January 22, 2004 This is a day I will never forget. This was
transplant day. It just so happened to also be, The Chinese New
Year. Symbolic to me, after reading as the activities they perform
symbolizes new life and new beginnings. The nurse came in
and showed us the small bag of bone marrow, and for an hour
Paul and I watched as the new seeds of life were being placed
in our sons weak body. The sun was brilliant that day, and as I
sat next to Zachary, I envisioned him healthy, and ALD free.
The next 2 months Zachary had to have many different kinds
of medications, to allow his body to accept the new bone marrow.
Day by day, our little hero, became stronger, and Doctor's were
blown away by his recovery, and we were over the moon that
his body was not rejecting the new seeds of life.
During the next weeks, we were being taught how to clean
the CVL, administrating medications orally, what foods Zach
could and could not eat, and the measures to take to protect his
recovering immune system. Mom, Zach and I stayed at
the Ronald McDonald house, for 2 weeks, as Paul was at
home, getting our house as sterile as possible.
On March 10, 2004, home sweet home. Although I was apprehensive
at first, as I felt it was too soon, and you become accustomed
to hospital living, and the comfort of knowing that a nurse is
just a click of a button away. I knew Zach was ready, and needed
to be home. It was a surreal evening that first night, as
it had been 3 months since are little family were all under
one roof.
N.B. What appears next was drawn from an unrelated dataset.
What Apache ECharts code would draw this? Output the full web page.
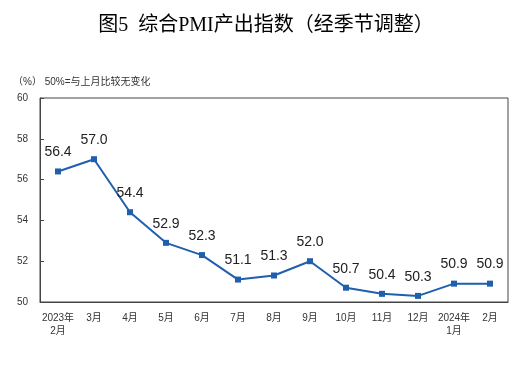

It was good to be home.
For the next following 5 months, Zach was on still many
meds, which was draining at times, as I had to be in "nurse" mode
and sometimes my whole day was consumed, crushing, measuring,
finding creative ways to hide the meds in food. Zachary was a trooper
and understood that it was these "disgusting" medications that were
keeping him strong and infection free. We had clinic days every week
at Sick Kids, and each visit he got stronger and stronger.
By September of that year, Zachary, was only on one medication
and was going back to school. He was apprehensive, (so was I) , he felt
different, (Zach's hair did fall out during chemo and when it grew back
he kept wondering if the man who donated his seeds of life, had very
dark, thick and curly hair!). He was brave. I think I cried harder that "first" day
of school, than any other.

Many years have passed, and today, on a gorgeous Spring day in the year 2008, I am so blessed,
proud, grateful to say that Zachary's new seeds of life are 100% engrafted, and our son
has prevailed over ALD.
Zachary will be starting his second year of soccer, (and determined to
be just "defense") and working very hard to get to Grade 5. As Zach
gets older he is much more inquisitive about his journey, and would
like to figure out how to make that horrible dreaded medicine
Cyclosporine, not smell and taste like skunk! (hmm perhaps he'll
be a scientist.)
This past February we were invited to The Time is of an Essence Gala,
put on by the volunteers with The Myelin Project. I was asked if Zach
could be mentioned, and introduced, I said absolutely. Well, he was
and I was so touched by the standing ovation our little hero got. That
night on our way home, Zach, whispered, "Mom , I feel like I was famous
tonight". I said "you must be, because I feel rich".